[Work to do]
Everything from the first line down to the line containing "(c) at (474,287)" is to be retyped exactly, both ends included, with pictures left out.
======== Data section
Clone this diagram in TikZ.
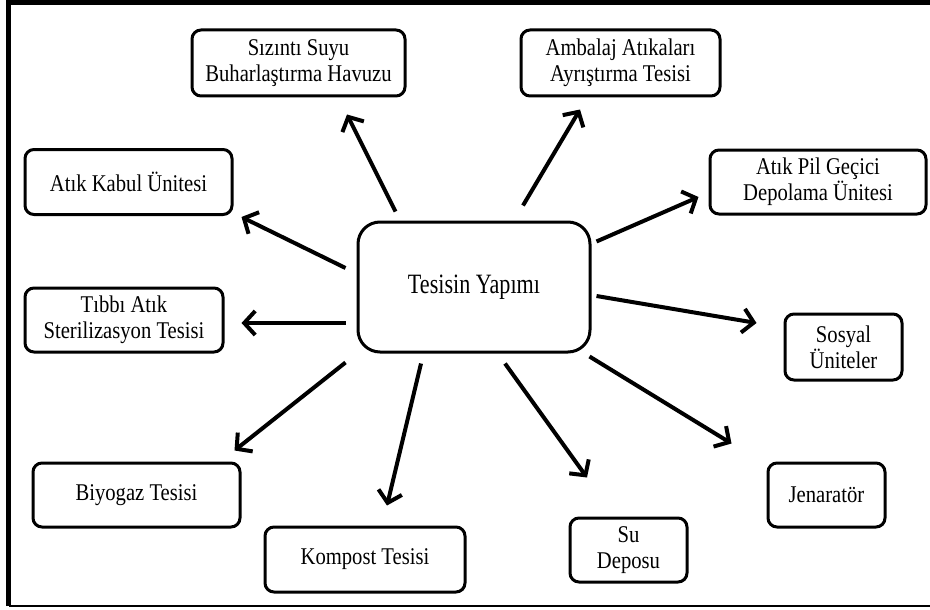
\documentclass[tikz,border=0pt]{standalone}
\usepackage{fontspec}
\setmainfont{Liberation Serif}[FakeStretch=0.86]
\newfontfamily\centerfont{Liberation Serif}[FakeStretch=0.79]
\usetikzlibrary{arrows.meta}

\tikzset{
  unit/.style={draw, line width=3pt, rounded corners=9pt, align=center,
    inner sep=0pt, font=\fontsize{24}{26}\selectfont},
  hub/.style={draw, line width=3pt, rounded corners=22pt, align=center,
    inner sep=0pt, minimum width=232pt, minimum height=130pt,
    font=\centerfont\fontsize{28}{30}\selectfont},
  arr/.style={line width=4pt, -{Straight Barb[length=11pt,width=24pt,line width=4pt]}},
  frame/.style={line width=#1}
}

\begin{document}
\begin{tikzpicture}[x=1pt, y=-1pt]
  \useasboundingbox (0,0) rectangle (930,610);
  \fill[white] (0,0) rectangle (930,610);

  % page frame
  \draw[frame=5pt] (8.5,606) -- (8.5,2.5) -- (930,2.5);
  \draw[frame=2.5pt] (8.5,606) -- (930,606);

  % central box
  \node[hub] (c) at (474,287) {Tesisin Yapımı};

  % surrounding units
  \node[unit, minimum width=213pt, minimum height=66pt] (siz) at (298.5,63)
    {Sızıntı Suyu\\Buharlaştırma Havuzu};
  \node[unit, minimum width=199pt, minimum height=66pt] (amb) at (620.5,63)
    {Ambalaj Atıkaları\\Ayrıştırma Tesisi};
  \node[unit, minimum width=207pt, minimum height=65pt] (kabul) at (128.5,182)
    {Atık Kabul Ünitesi};
  \node[unit, minimum width=216pt, minimum height=64pt] (pil) at (818,182)
    {Atık Pil Geçici\\Depolama Ünitesi};
  \node[unit, minimum width=198pt, minimum height=64pt] (tibbi) at (124,320)
    {Tıbbı Atık\\Sterilizasyon Tesisi};
  \node[unit, minimum width=117pt, minimum height=66pt] (sos) at (843.5,347)
    {Sosyal\\Üniteler};
  \node[unit, minimum width=207pt, minimum height=64pt] (biyo) at (136.5,495)
    {Biyogaz Tesisi};
  \node[unit, minimum width=117pt, minimum height=64pt] (jen) at (826.5,495)
    {Jenaratör};
  \node[unit, minimum width=200pt, minimum height=65pt] (komp) at (365,559.5)
    {Kompost Tesisi};
  \node[unit, minimum width=117pt, minimum height=64pt] (su) at (628.5,550)
    {Su\\Deposu};

  % arrows from the central box
  \draw[arr] ([shift={(39,-9)}]c.north west) -- ([shift={(48.5,17)}]siz.south);
  \draw[arr] ([shift={(49,-15)}]c.north) -- ([shift={(-40.5,12)}]amb.south);
  \draw[arr] ([shift={(-11,-19)}]c.west) -- ([shift={(8,1)}]kabul.south east);
  \draw[arr] ([shift={(5,21)}]c.north east) -- ([shift={(-10,15)}]pil.west);
  \draw[arr] ([shift={(-11,36)}]c.west) -- ([shift={(17,3)}]tibbi.east);
  \draw[arr] ([shift={(5,9)}]c.east) -- ([shift={(-27,-24)}]sos.west);
  \draw[arr] ([shift={(-11,9)}]c.south west) -- ([shift={(-7,-11)}]biyo.north east);
  \draw[arr] ([shift={(-2,3)}]c.south east) -- ([shift={(-35,-18)}]jen.north west);
  \draw[arr] ([shift={(-53,10)}]c.south) -- ([shift={(22,-20)}]komp.north);
  \draw[arr] ([shift={(31,10)}]c.south) -- ([shift={(-41.5,-39)}]su.north);
\end{tikzpicture}
\end{document}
================
[Reply to the task]
Clone this diagram in TikZ.
\documentclass[tikz,border=0pt]{standalone}
\usepackage{fontspec}
\setmainfont{Liberation Serif}[FakeStretch=0.86]
\newfontfamily\centerfont{Liberation Serif}[FakeStretch=0.79]
\usetikzlibrary{arrows.meta}

\tikzset{
  unit/.style={draw, line width=3pt, rounded corners=9pt, align=center,
    inner sep=0pt, font=\fontsize{24}{26}\selectfont},
  hub/.style={draw, line width=3pt, rounded corners=22pt, align=center,
    inner sep=0pt, minimum width=232pt, minimum height=130pt,
    font=\centerfont\fontsize{28}{30}\selectfont},
  arr/.style={line width=4pt, -{Straight Barb[length=11pt,width=24pt,line width=4pt]}},
  frame/.style={line width=#1}
}

\begin{document}
\begin{tikzpicture}[x=1pt, y=-1pt]
  \useasboundingbox (0,0) rectangle (930,610);
  \fill[white] (0,0) rectangle (930,610);

  % page frame
  \draw[frame=5pt] (8.5,606) -- (8.5,2.5) -- (930,2.5);
  \draw[frame=2.5pt] (8.5,606) -- (930,606);

  % central box
  \node[hub] (c) at (474,287) {Tesisin Yapımı};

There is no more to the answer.